Which Way Croatia: Liberal or Illiberal Democracy?

Front: Tomislav Karamarko, HDZ president Back: Milijan Brkic, HDZ Deputy-president Photo: Goran Stanzl/PIXSELL

Front: Tomislav Karamarko, HDZ president
Back: Milijan Brkic, HDZ Deputy-president
Photo: Goran Stanzl/PIXSELL

 

Next week seems set to shed light as to whether Croatia’s Prime Minister Tihomir Oreskovic has indeed been a weak Prime Minister, failing to adequately implement the needed reforms that were promised to the voters of Croatia at last elections, late 2015, and whether he has, as Croatian Democratic Union/HDZ claims, been more preoccupied with his own political niche and agenda that is in contradiction with the technocratic, professional role (towards implementing set reforms) he was appointed as Prime Minister to pursue.

 

Croatian parliament will, during the coming week, entertain the subject of HDZ’s (Croatian Democratic Union/ majority party in coalition government) motion for vote of no confidence against Prime Minister Tihomir Oreskovic and Oreskovic will, as announced, step before it in an effort to defend himself. Hence, the end appears nigh for the current lot of tortuous speculations, allegations against specific members of Croatian government and endless sensationalism served by the media. Next week, then, is likely to deliver some reprieve to the confused, angered and tortured public.

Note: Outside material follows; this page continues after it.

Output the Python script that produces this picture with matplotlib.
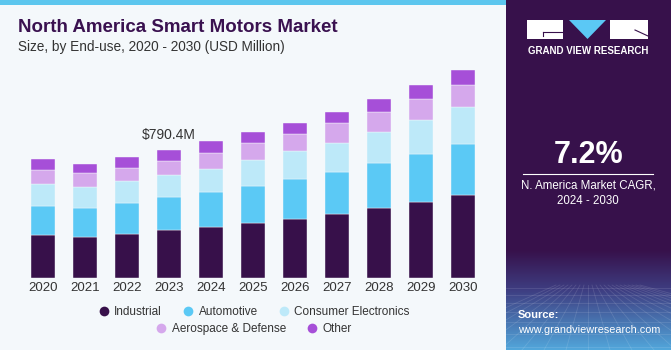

Furthermore, the Croatian independent authority deliberating on whether there had been a conflict of interest to pin against Tomislav Karamarko, leader of HDZ and the First Deputy Prime Minister, has announced it would publish its findings around noon Wednesday 15 June.

 

Hopefully, then, next week is likely to shed some further directional light as to the source/s of the staged political crisis Croatia has been exposed to ever since February 2016 or earlier when vicious attacks began against HDZ’s ministers and leaders.

 

Many Croats in Croatia and probably all Croats living in the diaspora had, as they fought and supported Croatia’s efforts to secede from communist Yugoslavia and grow into an independent democratic state, did so in the expectation that Croatian democracy would be modeled on the so-called Western democracy:

• On Liberal democracy that protects the rights of the individual and has those rights generally enshrined in the law;
• On Liberal democracy that defends and increases civil liberties against the encroachment of governments, institutions and powerful forces in society;
• On Liberal democracy that restricts or regulates government intervention in political, economic and moral matters affecting the citizenry;
• On Liberal democracy that increases the scope for religious, political and intellectual freedom of citizens;
• On Liberal democracy that questions the demands made by vested interest groups seeking special privileges;
• On Liberal democracy that develops a society open to talent and which rewards citizens on merit, rather than on rank, privilege or status;
• On Liberal democracy that frames rules that maximise the well-being of all or most citizens.

 

 

Indeed, on 30 May 1990, at the inaugural assembly of the Croatian Parliament, Croatia’s first president Franjo Tudjman said: “The new Constitution of Croatia must be free from all ideological dissents; it must be based on experiences of creating a Croatian state and in the spirit of the most democratic traditions of modern Europe and North American reality and science of law.”

 

This month. 25th June 2016 will mark 25 years since Croatian parliament voted for secession from communist Yugoslavia and thus, put in place the Liberal democracy its 1990 referendum sealed as its future path. Croatians have always considered themselves as being more Central European in culture and geography than being Balkan. Hence, the democracy they voted for, by a staggering 94% vote, in the 1990 referendum, was a Liberal one modeled on the “West” rather than some hybrid of democracy which could amount to an Illiberal one; the one reminiscent of government or significant elites’ controls they experienced under communist regime in Yugoslavia.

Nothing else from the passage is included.